AIM — Return nothing but the lines from the one with "Clone this chart in Bokeh." through the one with "from bokeh.resources import INLINE" in the data below, word for word and without pictures.

EXCERPTED DATA —
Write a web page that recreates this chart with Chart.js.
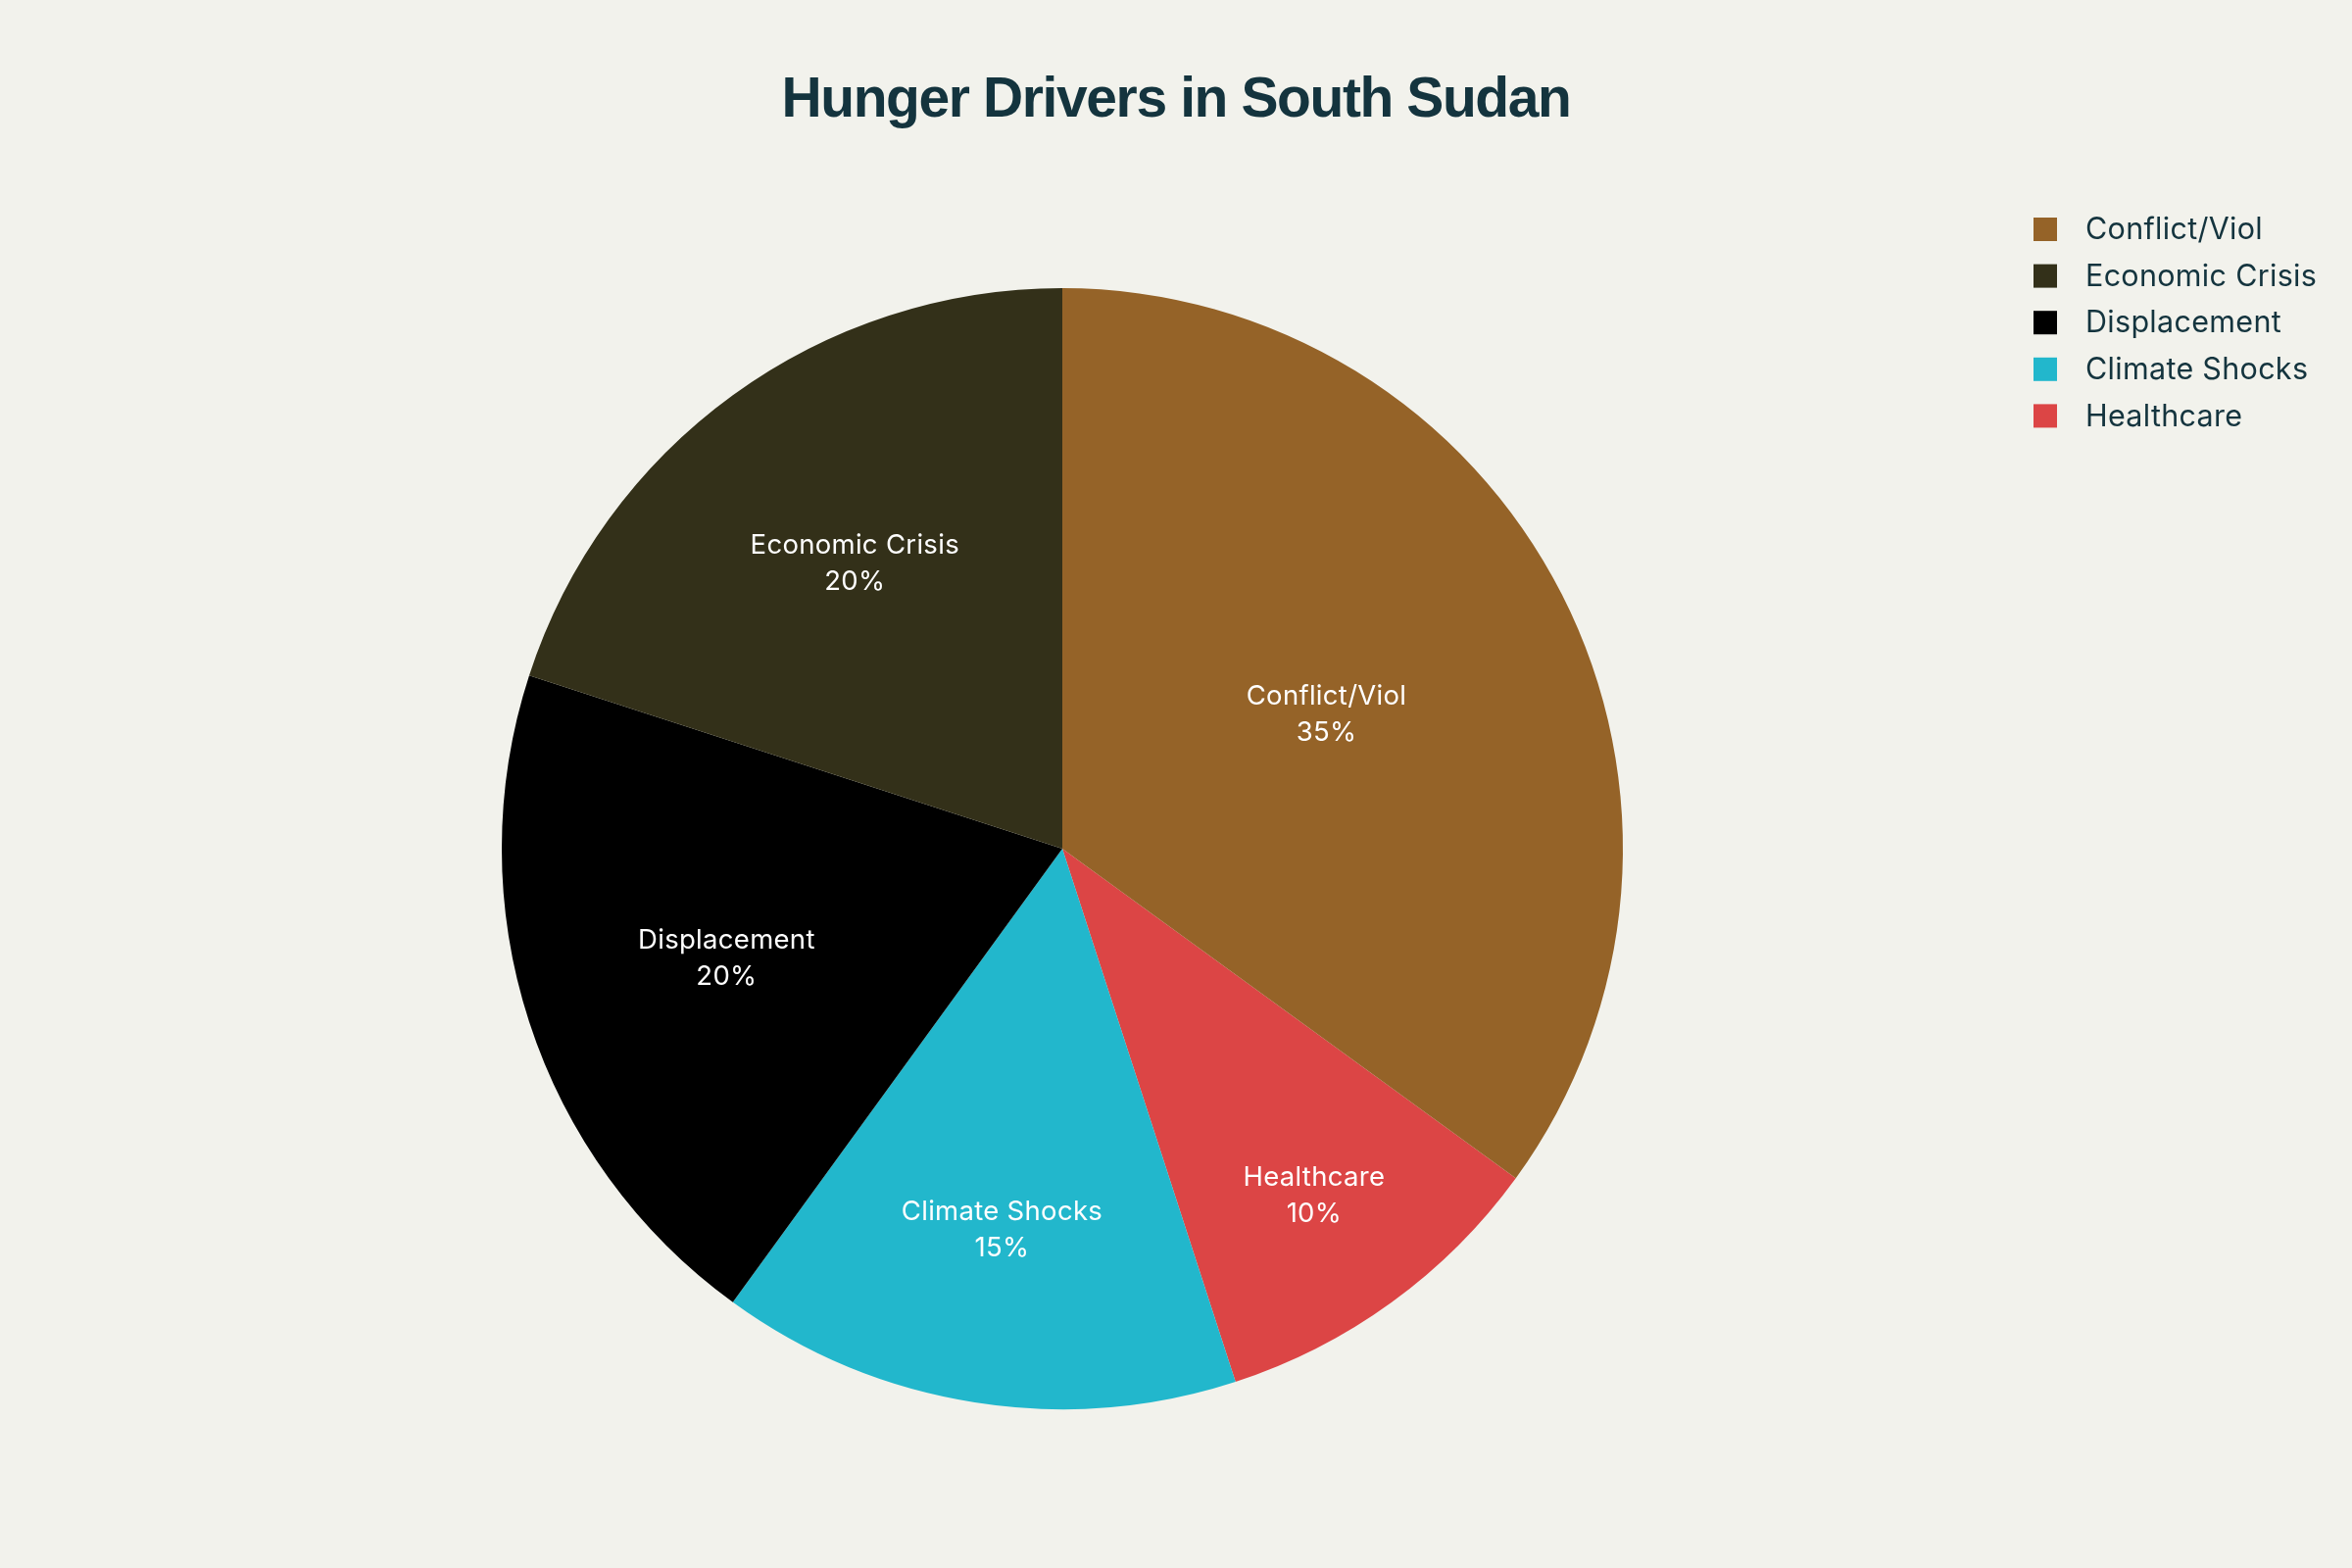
<!DOCTYPE html>
<html>
<head>
<meta charset="utf-8">
<title>Hunger Drivers in South Sudan</title>
<script src="https://cdn.jsdelivr.net/npm/chart.js@4.4.0/dist/chart.umd.min.js"></script>
<style>
  html, body { margin: 0; padding: 0; background: #f2f2ec; }
  #wrap { width: 2400px; height: 1600px; }
</style>
</head>
<body>
<div id="wrap"><canvas id="hungerchart" width="2400" height="1600"></canvas></div>
<script>
/** chart data, legend order */
const chartTitle = "Hunger Drivers in South Sudan";
const categories = ["Conflict/Viol", "Economic Crisis", "Displacement", "Climate Shocks", "Healthcare"];
const shares = [35, 20, 20, 15, 10];
const sliceColors = ["#956328", "#333019", "#000000", "#22b7cc", "#dc4545"];

const textColor = "#14343e";
const total = shares.reduce((a, b) => a + b, 0);

// slices go counter-clockwise from 12 o'clock, so feed Chart.js the reversed list
// and start it where the first slice ends
const drawLabels = categories.slice().reverse();
const drawValues = shares.slice().reverse();
const drawColors = sliceColors.slice().reverse();
const startRotation = 360 * shares[0] / total;

/** title + legend drawn on the canvas */
const titleLegendPlugin = {
    id: "titleLegend",
    afterDraw(chart) {
        const ctx = chart.ctx;
        ctx.save();
        ctx.fillStyle = textColor;
        ctx.textAlign = "center";
        ctx.textBaseline = "alphabetic";
        ctx.font = "bold 57px 'Liberation Sans', Arial, sans-serif";
        ctx.letterSpacing = "-1.4px";
        ctx.fillText(chartTitle, 1200, 119);
        ctx.letterSpacing = "0px";

        ctx.font = "30.5px Inter, 'Liberation Sans', sans-serif";
        ctx.letterSpacing = "0.3px";
        ctx.textAlign = "left";
        ctx.textBaseline = "middle";
        categories.forEach((name, i) => {
            const y = 234 + i * 47.6;
            ctx.fillStyle = sliceColors[i];
            ctx.fillRect(2075, y - 12, 24, 24);
            ctx.fillStyle = textColor;
            ctx.fillText(name, 2128, y + 1);
        });
        ctx.restore();
    }
};

/** slice labels, placed like plotly's inscribed-circle rule */
const sliceTextPlugin = {
    id: "sliceText",
    afterDatasetsDraw(chart) {
        const ctx = chart.ctx;
        const meta = chart.getDatasetMeta(0);
        ctx.save();
        ctx.fillStyle = "#ffffff";
        ctx.font = "27.5px Inter, 'Liberation Sans', sans-serif";
        ctx.letterSpacing = "0.3px";
        ctx.textAlign = "center";
        ctx.textBaseline = "middle";
        meta.data.forEach((arc, i) => {
            const p = arc.getProps(["x", "y", "startAngle", "endAngle", "outerRadius"], true);
            const half = (p.endAngle - p.startAngle) / 2;
            const mid = p.startAngle + half;
            const s = Math.sin(Math.min(half, Math.PI / 2));
            const r = p.outerRadius * (1 - s / (1 + s));
            const cx = p.x + Math.cos(mid) * r;
            const cy = p.y + Math.sin(mid) * r;
            const pct = Math.round(drawValues[i] / total * 100) + "%";
            ctx.fillText(drawLabels[i], cx, cy - 18);
            ctx.fillText(pct, cx, cy + 19);
        });
        ctx.restore();
    }
};

new Chart("hungerchart", {
    type: "pie",
    data: {
        labels: drawLabels,
        datasets: [{
            data: drawValues,
            backgroundColor: drawColors,
            borderWidth: 0
        }]
    },
    options: {
        responsive: false,
        devicePixelRatio: 1,
        animation: false,
        rotation: startRotation,
        layout: { padding: { left: 512, right: 744, top: 294, bottom: 162 } },
        plugins: {
            legend: { display: false },
            title: { display: false },
            tooltip: { enabled: false }
        }
    },
    plugins: [sliceTextPlugin, titleLegendPlugin]
});
</script>
</body>
</html>
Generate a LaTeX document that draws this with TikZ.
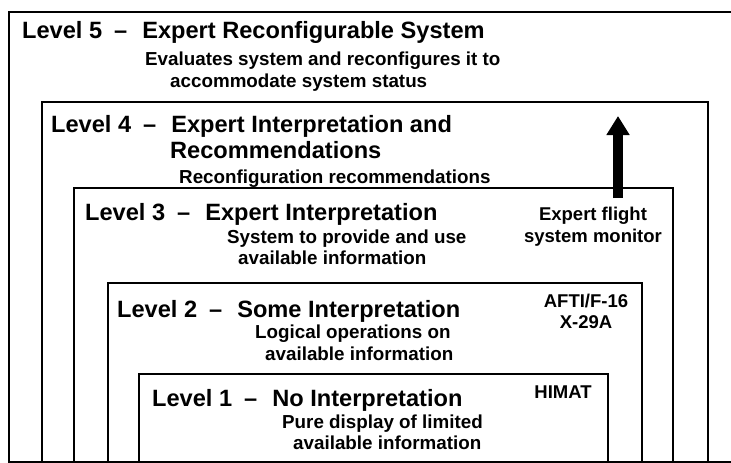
\documentclass[tikz,border=0pt]{standalone}
\usepackage{fontspec}
\setmainfont{Liberation Sans}
\usepackage{tikz}
\usetikzlibrary{arrows.meta, positioning}

\newcommand{\lvdash}{\hspace{12pt}--\hspace{15pt}}

\begin{document}
\begin{tikzpicture}[x=1pt, y=-1pt]

			\tikzstyle{lvbox}=[draw=black, line width=1.6pt]
			\tikzstyle{lvtitle}=[anchor=base west, inner sep=0pt, font=\fontsize{23.6}{26}\selectfont\bfseries]
			\tikzstyle{lvtext}=[anchor=base west, inner sep=0pt, font=\fontsize{18.8}{21}\selectfont\bfseries]
			\tikzstyle{lvside}=[anchor=base, inner sep=0pt, font=\fontsize{18.5}{21}\selectfont\bfseries]

			\useasboundingbox (0,0) rectangle (731,463);
			\fill[white] (0,0) rectangle (731,463);

			%% nested level boxes, open to the right and bottom of the page
			\draw [lvbox] (9,12) rectangle (740,462);
			\draw [lvbox] (42,102) rectangle (708,462);
			\draw [lvbox] (74,188) rectangle (673,462);
			\draw [lvbox] (108,283) rectangle (642,462);
			\draw [lvbox] (139,374) rectangle (608,462);

			%% level 5
			\node (t5) at (22,38) [lvtitle] {Level 5\lvdash Expert Reconfigurable System};
			\node (d5a) at (145,65) [lvtext] {Evaluates system and reconfigures it to};
			\node (d5b) at (170,87) [lvtext] {accommodate system status};

			%% level 4
			\node (t4a) at (51,132) [lvtitle] {Level 4\lvdash Expert Interpretation and};
			\node (t4b) at (170,158) [lvtitle] {Recommendations};
			\node (d4) at (179,183) [lvtext] {Reconfiguration recommendations};

			%% level 3
			\node (t3) at (85,220) [lvtitle] {Level 3\lvdash Expert Interpretation};
			\node (d3a) at (227,243) [lvtext] {System to provide and use};
			\node (d3b) at (238,264) [lvtext] {available information};
			\node (m3a) at (593,220) [lvside] {Expert flight};
			\node (m3b) at (593,242) [lvside] {system monitor};

			%% level 2
			\node (t2) at (117,317) [lvtitle] {Level 2\lvdash Some Interpretation};
			\node (d2a) at (255,338) [lvtext] {Logical operations on};
			\node (d2b) at (265,360) [lvtext] {available information};
			\node (m2a) at (586,307) [lvside] {AFTI/F-16};
			\node (m2b) at (586,328) [lvside] {X-29A};

			%% level 1
			\node (t1) at (152,406) [lvtitle] {Level 1\lvdash No Interpretation};
			\node (d1a) at (282,428) [lvtext] {Pure display of limited};
			\node (d1b) at (293,449) [lvtext] {available information};
			\node (m1) at (563,398) [lvside] {HIMAT};

			%% upward arrow
			\coordinate (up0) at (618,198);
			\coordinate (up1) at (618,116);
			\draw [line width=10pt, -{Triangle[width=22pt, length=19pt]}] (up0) -- (up1);

\end{tikzpicture}
\end{document}
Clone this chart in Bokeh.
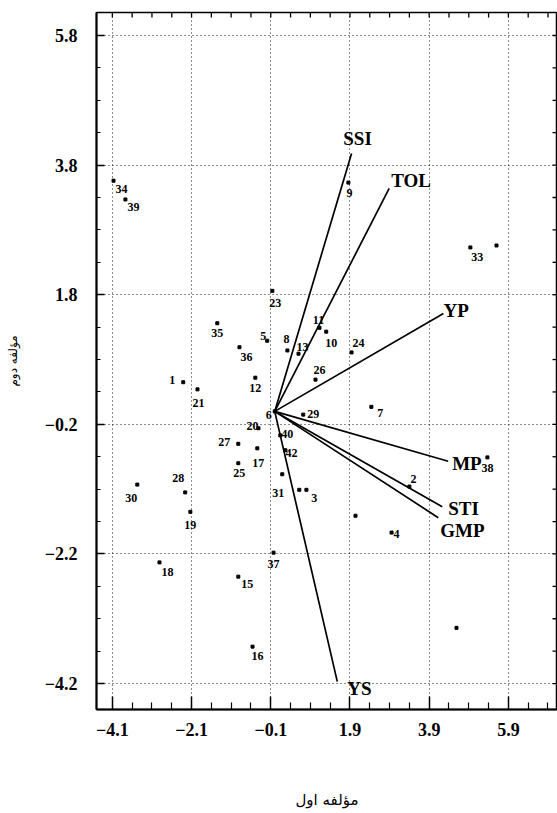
import math
from bokeh.plotting import figure
from bokeh.models import Range1d, FixedTicker, LinearAxis, ColumnDataSource
from bokeh.core.properties import value
from bokeh.embed import file_html
from bokeh.resources import INLINE

# ---------------- data ----------------
genotypes = ["34", "39", "9", "33", "23", "35", "5", "8", "11", "13", "10", "24",
             "36", "26", "1", "21", "12", "6", "29", "7", "20", "40", "27", "42",
             "17", "25", "28", "30", "31", "3", "19", "4", "2", "38", "18", "37",
             "15", "16"]
pc1 = [-4.07, -3.77, 1.86, 4.94, -0.06, -1.45, -0.19, 0.32, 1.13, 0.60, 1.30, 1.94,
       -0.89, 1.03, -2.31, -1.95, -0.49, 0.00, 0.72, 2.44, -0.41, 0.14, -0.92, 0.27,
       -0.44, -0.92, -2.26, -3.47, 0.19, 0.62, -2.13, 2.95, 3.40, 5.37, -2.91, -0.03,
       -0.92, -0.56]
pc2 = [3.56, 3.27, 3.53, 2.53, 1.86, 1.36, 1.09, 0.94, 1.29, 0.89, 1.23, 0.91,
       0.99, 0.49, 0.45, 0.34, 0.52, 0.00, -0.05, 0.07, -0.26, -0.37, -0.50, -0.60,
       -0.57, -0.80, -1.25, -1.13, -0.97, -1.21, -1.55, -1.87, -1.16, -0.71, -2.33, -2.18,
       -2.55, -3.63]

# unlabeled points visible in the figure
extra_pc1 = [2.04, 4.59, 5.60, 0.80]
extra_pc2 = [-1.61, -3.34, 2.56, -1.21]

traits = ["SSI", "TOL", "YP", "MP", "STI", "GMP", "YS"]
trait_pc1 = [1.94, 2.89, 4.26, 4.38, 4.23, 4.13, 1.58]
trait_pc2 = [3.98, 3.44, 1.51, -0.77, -1.47, -1.64, -4.17]

x_ticks = [-4.1, -2.1, -0.1, 1.9, 3.9, 5.9]
y_ticks = [-4.2, -2.2, -0.2, 1.8, 3.8, 5.8]

x_title = "مؤلفه اول"
y_title = "مؤلفه دوم"

# ---------------- label placement (screen px) ----------------
pt_offsets = {
    "34": (8, 8), "39": (8, 8), "9": (1, 10), "33": (7, 10), "23": (3, 12),
    "35": (0, 10), "5": (-4, -5), "8": (-1, -11), "11": (-1, -8), "13": (4, -7),
    "10": (5, 11), "24": (7, -9), "36": (7, 10), "26": (4, -10), "1": (-11, -2),
    "21": (1, 14), "12": (0, 10), "6": (-6, 4), "29": (10, -1), "7": (9, 6),
    "20": (-6, -2), "40": (7, -1), "27": (-14, -2), "42": (6, 3), "17": (1, 15),
    "25": (1, 10), "28": (-7, -14), "30": (-6, 13), "31": (-4, 19), "3": (15, 8),
    "19": (0, 13), "4": (5, 1), "2": (4, -8), "38": (0, 11), "18": (8, 10),
    "37": (0, 11), "15": (9, 7), "16": (5, 9),
}
trait_place = {
    "SSI": ("center", 6, -15), "TOL": ("left", 2, -8), "YP": ("left", 0, -3),
    "MP": ("left", 4, 2), "STI": ("left", 6, 2), "GMP": ("left", 2, 13),
    "YS": ("left", 10, 7),
}

SERIF = "Liberation Serif"
ARAB = "DejaVu Sans"

X0, X1 = -4.5, 7.14
Y0, Y1 = -4.6, 6.155

p = figure(width=557, height=813, output_backend="svg", toolbar_location=None,
           x_range=Range1d(X0, X1), y_range=Range1d(Y0, Y1),
           min_border_left=96, min_border_right=0, min_border_top=12,
           min_border_bottom=104, x_axis_location=None, y_axis_location=None)
p.background_fill_color = "white"
p.border_fill_color = "white"
p.outline_line_color = "black"
p.outline_line_width = 1.5


def minors(majors, lo, hi):
    out = []
    base = majors[0]
    for k in range(-40, 60):
        v = round(base + 0.5 * k, 3)
        if lo <= v <= hi and all(abs(v - m) > 1e-6 for m in majors):
            out.append(v)
    return out


x_minor = minors(x_ticks, X0, X1)
y_minor = minors(y_ticks, Y0, Y1)
xt = FixedTicker(ticks=x_ticks, minor_ticks=x_minor)
yt = FixedTicker(ticks=y_ticks, minor_ticks=y_minor)

xb = LinearAxis(ticker=xt, axis_label=x_title)
yl = LinearAxis(ticker=yt, axis_label=y_title)

for ax in (xb, yl):
    ax.axis_line_width = 2
    ax.axis_line_color = "black"
    ax.major_tick_out = 0
    ax.minor_tick_out = 0
    ax.major_tick_line_width = 1.5
    ax.minor_tick_line_width = 1.2
    ax.major_label_text_font = SERIF
    ax.major_label_text_font_style = "bold"
    ax.major_label_text_font_size = "18px"
    ax.major_label_text_color = "black"
    ax.axis_label_text_font = ARAB
    ax.axis_label_text_font_style = "normal"
    ax.axis_label_text_color = "black"

xb.major_tick_in = 13
xb.minor_tick_in = 7
xb.major_label_standoff = 13
xb.axis_label_standoff = 52
xb.axis_label_text_font_size = "15px"

yl.major_tick_in = 8
yl.minor_tick_in = 4
yl.major_label_standoff = 19
yl.axis_label_standoff = 22
yl.axis_label_text_font_size = "12px"
yl.major_label_orientation = "horizontal"

p.add_layout(xb, "below")
p.add_layout(yl, "left")

# inward ticks on the top and right frame edges
p.ray(x=x_ticks + x_minor, y=[Y1] * (len(x_ticks) + len(x_minor)), length=5,
      length_units="screen", angle=-math.pi / 2, line_color="black", line_width=1.3)
p.ray(x=[X1] * (len(y_ticks) + len(y_minor)), y=y_ticks + y_minor, length=5,
      length_units="screen", angle=math.pi, line_color="black", line_width=1.3)

# grid
p.xgrid.ticker = xt
p.ygrid.ticker = yt
for g in (p.xgrid, p.ygrid):
    g.grid_line_color = "black"
    g.grid_line_dash = "1 3"
    g.grid_line_width = 1
    g.grid_line_alpha = 0.9

# trait vectors
vsrc = ColumnDataSource(dict(x0=[0.0] * len(traits), y0=[0.0] * len(traits),
                             x1=trait_pc1, y1=trait_pc2, name=traits))
p.segment(x0="x0", y0="y0", x1="x1", y1="y1", source=vsrc,
          line_color="black", line_width=1.7)

for t, tx, ty in zip(traits, trait_pc1, trait_pc2):
    al, dx, dy = trait_place[t]
    p.text(x=[tx], y=[ty], text=[t], text_align=al, text_baseline="middle",
           x_offset=dx, y_offset=dy, text_font=value(SERIF),
           text_font_style="bold", text_font_size="19px", text_color="black")

# genotype points
gsrc = ColumnDataSource(dict(x=pc1, y=pc2, lab=genotypes,
                             dx=[pt_offsets[g][0] for g in genotypes],
                             dy=[pt_offsets[g][1] for g in genotypes]))
p.scatter(x="x", y="y", source=gsrc, marker="square", size=3,
          fill_color="black", line_color="black")
p.scatter(x=extra_pc1, y=extra_pc2, marker="square", size=3,
          fill_color="black", line_color="black")
p.text(x="x", y="y", text="lab", source=gsrc, x_offset="dx", y_offset="dy",
       text_align="center", text_baseline="middle", text_font=value(SERIF),
       text_font_style="bold", text_font_size="12px", text_color="black")

open("out.html", "w").write(file_html(p, INLINE))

SOLUTION TO THIS PROBLEM —
Clone this chart in Bokeh.
import math
from bokeh.plotting import figure
from bokeh.models import Range1d, FixedTicker, LinearAxis, ColumnDataSource
from bokeh.core.properties import value
from bokeh.embed import file_html
from bokeh.resources import INLINE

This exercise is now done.